The multinomial naive Bayes and the complement naive Bayes classifiers have very similar weighted F1 scores, respectively 0.9553 and 0.9554. However, the confusion matrices highlight their differences, albeit small. The complement naive Bayes performs slightly better at predicting the sentiment of negative reviews, and slightly worse on positive reviews.

Multinomial naive Bayes classifier confusion matrix Complement naive Bayes classifier confusion matrix

The C-support vector classification algorithm performs slightly better than both naive Bayes classifiers, reaching a weighted F1 score of 0.9648. The confusion matrix shows that the support vector machine performs better than the naive Bayes classifiers in predicting the sentiment of positive reviews, while it misclassifies a higher number of negative reviews.

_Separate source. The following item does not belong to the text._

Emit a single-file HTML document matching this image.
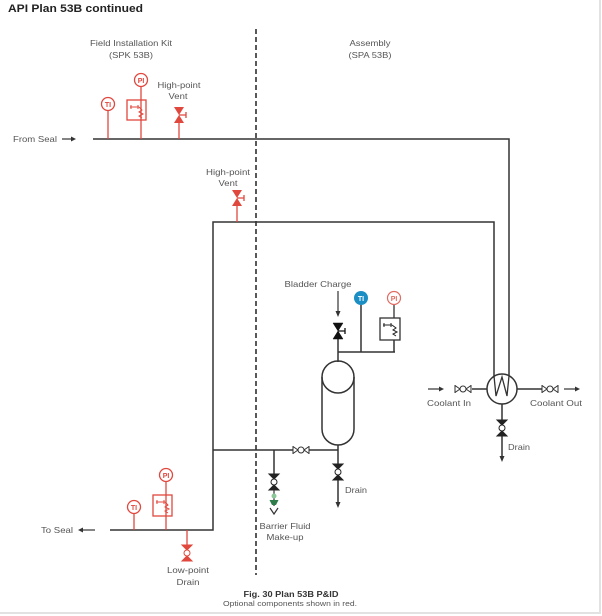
<!DOCTYPE html>
<html><head><meta charset="utf-8"><style>
html,body{margin:0;padding:0;background:#fff;}
svg{display:block;font-family:"Liberation Sans",Arial,sans-serif;}
</style></head><body>
<svg width="602" height="616" viewBox="0 0 602 616" xmlns="http://www.w3.org/2000/svg">
<rect x="0" y="0" width="602" height="616" fill="#fff"/>
<!-- frame -->
<line x1="600" y1="0" x2="600" y2="613" stroke="#e2e2e2" stroke-width="2"/>
<line x1="0" y1="613" x2="601" y2="613" stroke="#e2e2e2" stroke-width="2"/>

<!-- title -->
<text x="8" y="12" font-size="11" font-weight="bold" fill="#222" textLength="135" lengthAdjust="spacingAndGlyphs">API Plan 53B continued</text>

<!-- section labels -->
<g font-size="8.5" fill="#555" text-anchor="middle">
<text x="131" y="46" textLength="82" lengthAdjust="spacingAndGlyphs">Field Installation Kit</text>
<text x="131" y="58" textLength="44" lengthAdjust="spacingAndGlyphs">(SPK 53B)</text>
<text x="370" y="46" textLength="41" lengthAdjust="spacingAndGlyphs">Assembly</text>
<text x="370" y="58" textLength="43" lengthAdjust="spacingAndGlyphs">(SPA 53B)</text>
<text x="179" y="88" textLength="43" lengthAdjust="spacingAndGlyphs">High-point</text>
<text x="178" y="99" textLength="19" lengthAdjust="spacingAndGlyphs">Vent</text>
<text x="228" y="175" textLength="44" lengthAdjust="spacingAndGlyphs">High-point</text>
<text x="228" y="186" textLength="19" lengthAdjust="spacingAndGlyphs">Vent</text>
<text x="318" y="287" textLength="67" lengthAdjust="spacingAndGlyphs">Bladder Charge</text>
<text x="449" y="406" textLength="44" lengthAdjust="spacingAndGlyphs">Coolant In</text>
<text x="556" y="406" textLength="52" lengthAdjust="spacingAndGlyphs">Coolant Out</text>
<text x="519" y="450" textLength="22" lengthAdjust="spacingAndGlyphs">Drain</text>
<text x="356" y="493" textLength="22" lengthAdjust="spacingAndGlyphs">Drain</text>
<text x="285" y="529" textLength="51" lengthAdjust="spacingAndGlyphs">Barrier Fluid</text>
<text x="285" y="540" textLength="37" lengthAdjust="spacingAndGlyphs">Make-up</text>
<text x="188" y="573" textLength="42" lengthAdjust="spacingAndGlyphs">Low-point</text>
<text x="188" y="585" textLength="23" lengthAdjust="spacingAndGlyphs">Drain</text>
</g>
<g font-size="8.5" fill="#555">
<text x="13" y="142" textLength="44" lengthAdjust="spacingAndGlyphs">From Seal</text>
<text x="41" y="533" textLength="32" lengthAdjust="spacingAndGlyphs">To Seal</text>
</g>

<!-- caption -->
<text x="291" y="597" font-size="8" font-weight="bold" fill="#333" text-anchor="middle" textLength="95" lengthAdjust="spacingAndGlyphs">Fig. 30  Plan 53B P&amp;ID</text>
<text x="290" y="606" font-size="7.5" fill="#555" text-anchor="middle" textLength="134" lengthAdjust="spacingAndGlyphs">Optional components shown in red.</text>

<!-- dashed divider -->
<line x1="256" y1="29" x2="256" y2="575" stroke="#222" stroke-width="1.5" stroke-dasharray="5,3"/>

<!-- main piping -->
<g stroke="#333" stroke-width="1.5" fill="none">
<polyline points="93,139 509,139 509,376"/>
<polyline points="110,530 213,530 213,222 494,222 494,376"/>
<line x1="213" y1="450" x2="338" y2="450"/>
<line x1="338" y1="445" x2="338" y2="450"/>
<!-- accumulator -->
<path d="M322,377 A16,16 0 0 1 354,377 L354,429 A16,16 0 0 1 322,429 Z"/>
<path d="M322,377 A16,16 0 0 0 354,377"/>
<!-- bladder charge line -->
<line x1="338" y1="339" x2="338" y2="362"/>
<line x1="338" y1="352" x2="395" y2="352"/>
<line x1="361" y1="305" x2="361" y2="352"/>
<line x1="394" y1="340" x2="394" y2="352"/>
<rect x="380" y="318" width="20" height="22" stroke-width="1.3"/>
<!-- barrier fluid branch -->
<line x1="274" y1="450" x2="274" y2="474"/>
<!-- accumulator drain -->
<line x1="338" y1="450" x2="338" y2="505"/>
<!-- HX -->
<circle cx="502" cy="389" r="15" fill="#fff"/>
<polyline points="494,376 496,396 502,377 507,396 509,376" stroke-width="1.3"/>
<line x1="472" y1="389" x2="487" y2="389"/>
<line x1="517" y1="389" x2="542" y2="389"/>
<line x1="502" y1="404" x2="502" y2="458"/>
</g>

<!-- black arrows -->
<g stroke="#333" stroke-width="1.2" fill="#333">
<line x1="62" y1="139" x2="72" y2="139"/><polygon points="71,136.5 76,139 71,141.5" stroke="none"/>
<line x1="95" y1="530" x2="83" y2="530"/><polygon points="83,527.5 78,530 83,532.5" stroke="none"/>
<line x1="428" y1="389" x2="440" y2="389"/><polygon points="439,386.5 444,389 439,391.5" stroke="none"/>
<line x1="564" y1="389" x2="576" y2="389"/><polygon points="575,386.5 580,389 575,391.5" stroke="none"/>
<line x1="338" y1="291" x2="338" y2="312"/><polygon points="335.5,311 340.5,311 338,317" stroke="none"/>
<polygon points="335.5,502 340.5,502 338,508" stroke="none"/>
<polygon points="499.5,456 504.5,456 502,462" stroke="none"/>
<polyline points="270,508 274,514 278,508" fill="none"/>
</g>

<!-- horizontal outline valves -->
<g stroke="#333" stroke-width="1" fill="#fff">
<g transform="translate(463,389)">
<path d="M-8,-4 V4 M8,-4 V4 M-8,-3.5 L-3,0 L-8,3.5 M8,-3.5 L3,0 L8,3.5"/><circle r="3"/>
</g>
<g transform="translate(550,389)">
<path d="M-8,-4 V4 M8,-4 V4 M-8,-3.5 L-3,0 L-8,3.5 M8,-3.5 L3,0 L8,3.5"/><circle r="3"/>
</g>
<g transform="translate(301,450)">
<path d="M-8,-4 V4 M8,-4 V4 M-8,-3.5 L-3,0 L-8,3.5 M8,-3.5 L3,0 L8,3.5"/><circle r="3"/>
</g>
</g>

<!-- vertical drain valves (filled with circle) -->
<g>
<g transform="translate(338,472)" fill="#222" stroke="#222" stroke-width="1">
<path d="M-5,-8 H5 L0,-3 Z M-5,8 H5 L0,3 Z"/><circle r="3" fill="#fff"/>
</g>
<g transform="translate(502,428)" fill="#222" stroke="#222" stroke-width="1">
<path d="M-5,-8 H5 L0,-3 Z M-5,8 H5 L0,3 Z"/><circle r="3" fill="#fff"/>
</g>
<g transform="translate(274,482)" fill="#222" stroke="#222" stroke-width="1">
<path d="M-5,-8 H5 L0,-3 Z M-5,8 H5 L0,3 Z"/><circle r="3" fill="#fff"/>
</g>
</g>
<!-- green make-up connector -->
<line x1="274" y1="490" x2="274" y2="506" stroke="#333" stroke-width="1.2"/>
<circle cx="274" cy="496" r="2.5" fill="#8cc79a"/>
<path d="M269.5,500 H278.5 L276,505 H272 Z" fill="#2e7d4a"/>

<!-- bladder charge valve (black vent style) -->
<g transform="translate(338,331)" fill="#111" stroke="#111">
<path d="M-5,-8 H5 L0,0 Z M-5,8 H5 L0,0 Z" stroke-width="0.5"/>
<path d="M0,0 H7 M7,-3 V3" stroke-width="1.3" fill="none"/>
</g>

<!-- blue TI -->
<circle cx="361" cy="298" r="7" fill="#1b8ec4"/>
<text x="361" y="300.8" font-size="7" font-weight="bold" fill="#fff" text-anchor="middle">TI</text>
<!-- PI assembly -->
<line x1="394" y1="305" x2="394" y2="318" stroke="#333" stroke-width="1.3"/>
<circle cx="394" cy="298" r="6.5" fill="#fff" stroke="#e06b62" stroke-width="1.2"/>
<text x="394" y="300.8" font-size="7" font-weight="bold" fill="#e06b62" text-anchor="middle">PI</text>
<g stroke="#222" stroke-width="1" fill="none">
<path d="M383,325 H392 M384,323 V327 M391,323 V327 M392,325 L396,328 L393,330 L397,332 L393,334 L396,336"/>
</g>

<!-- RED optional components -->
<g stroke="#e0473d" fill="none" stroke-width="1.3">
<line x1="108" y1="111" x2="108" y2="139"/>
<circle cx="108" cy="104" r="6.5" fill="#fff"/>
<line x1="141" y1="87" x2="141" y2="139"/>
<circle cx="141" cy="80" r="6.5" fill="#fff"/>
<rect x="127" y="100" width="19" height="20"/>
<path d="M130,107 H139 M131,105 V109 M138,105 V109 M139,107 L142,110 L139,112 L143,114 L139,116 L142,118" stroke-width="1"/>
<line x1="179" y1="122" x2="179" y2="139"/>
<path d="M179,115 H186 M186,112 V118"/>
<line x1="237" y1="205" x2="237" y2="222"/>
<path d="M237,198 H244 M244,195 V201"/>
<line x1="134" y1="514" x2="134" y2="530"/>
<circle cx="134" cy="507" r="6.5" fill="#fff"/>
<line x1="166" y1="482" x2="166" y2="530"/>
<circle cx="166" cy="475" r="6.5" fill="#fff"/>
<rect x="153" y="495" width="19" height="21"/>
<path d="M156,502 H165 M157,500 V504 M164,500 V504 M165,502 L168,505 L165,507 L169,509 L165,511 L168,513" stroke-width="1"/>
<line x1="187" y1="530" x2="187" y2="546"/>
</g>
<g fill="#e0473d" font-size="7" font-weight="bold" text-anchor="middle">
<text x="108" y="106.8">TI</text>
<text x="141" y="82.8">PI</text>
<text x="134" y="509.8">TI</text>
<text x="166" y="477.8">PI</text>
<path d="M174,107 H184 L179,115 Z M174,123 H184 L179,115 Z"/>
<path d="M232,190 H242 L237,198 Z M232,206 H242 L237,198 Z"/>
</g>
<g transform="translate(187,553)" fill="#e0473d" stroke="#e0473d" stroke-width="1">
<path d="M-5,-8 H5 L0,-3 Z M-5,8 H5 L0,3 Z"/><circle r="3" fill="#fff"/>
</g>
</svg>
</body></html>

Support vector machine confusion matrix

The most significant difference between the naive Bayes classifiers and the support vector machine is the speed of training and prediction.


[1] Alexander Hogenboom, Daniella Bal, Flavius Frasincar, Malissa Bal, Franciska de Jong, and Uzay Kaymak. Exploiting emoticons in sentiment analysis. In Proceedings of the 28th Annual ACM Symposium on Applied Computing - SAC ’13, page 703, Coimbra, Portugal, 2013. ACM Press.

[2] Kamran Kowsari, Kiana Jafari Meimandi, Mojtaba Heidarysafa, Sanjana Mendu, Laura E. Barnes, and Donald E. Brown. Text Classification Algorithms: A Survey. Information, 10(4):150, April 2019. arXiv: 1904.08067.

[3] Akrivi Krouska, Christos Troussas, and Maria Virvou. Comparative Evaluation of Algorithms for Sentiment Analysis over Social Networking Services. page 14, 2017.

[4] Christopher D. Manning, Prabhakar Raghavan, and Hinrich Schütze. Introduction to information retrieval. Cambridge University Press, New York, 2008. OCLC: ocn190786122.